Llyn Tegid, or Lake Bala in North Wales is the setting for the story of Cerridwen. If this isn't familiar, I urge you to seek out a few versions (the internet will provide) because this is very much a key tale for bards. For the purposes of this post I'm going to assume you've read it.
I had the blessing of being able to visit Llyn Tegid recently, and was struck by some thoughts. I make no claim whatsoever for having stumbled upon a truth,
While I was at the lake, I was thinking about the shape of the landscape, and the way in which the surrounding hills are suggestive of a cauldron. Now, if the landscape itself was the cauldron, then the lake would be the potion in the cauldron. This brought up two further lines of thought. The potion is made for Cerridwen's son - Morfran. The name means cormorant. A potion that is a lake made for a son who is a cormorant is a very different sort of story. It also struck me that with this interpretation, the breaking of the cauldron and the poisoning of the horses works in a somewhat different way, although drowning seems a more likely outcome if a landscape breaks open and releases water.

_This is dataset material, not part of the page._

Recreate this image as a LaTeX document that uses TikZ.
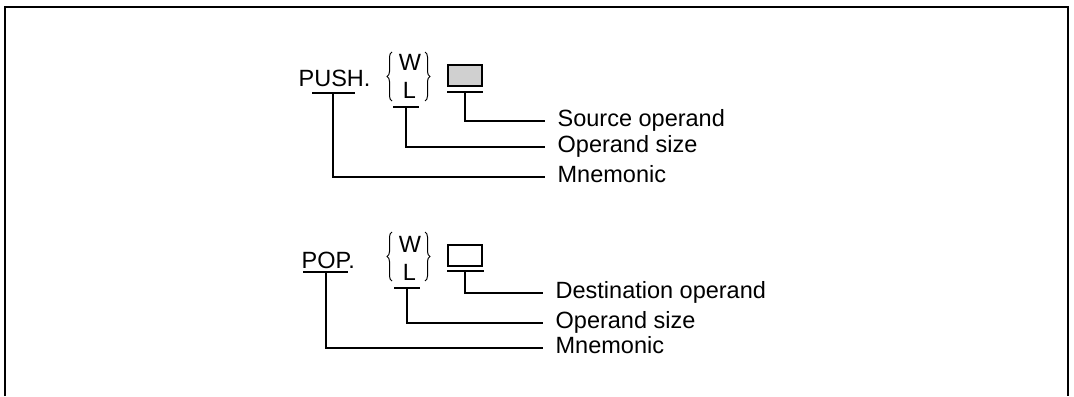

What makes this even more interesting is that Llyn Tegid is itself a glacial lake. The Welsh name of Llyn Tegid is associated with Cerriden's giant husband Tegid Foel whose court site is now under the lake. Given how often giants are associated in folklore with landscape features and in mythology with landscape creation stories, it is tempting to make some connections. It suggests to me powers in the landscape, gods or other primordial creator figures whose beings, bodies and lives create the land.
I came away from the lake with strong feelings about the possibility that Cerridwen's story might be far more to do with the landscape of the lake than I had previously considered.
I wondered what it might mean for the lake to be the potion and the source of inspiration. I wondered about whether this might be a story of how something made for the wild things, for the cormorant son, and the daughter who I associate with flowers (although I have no idea where I got this association) became something for humans.
It is all speculation, all dreaming and wondering and responding to an experience of a landscape.
As I was leaving the lake, I was fairly sure I saw a cormorant flying low over the water. It seemed significant.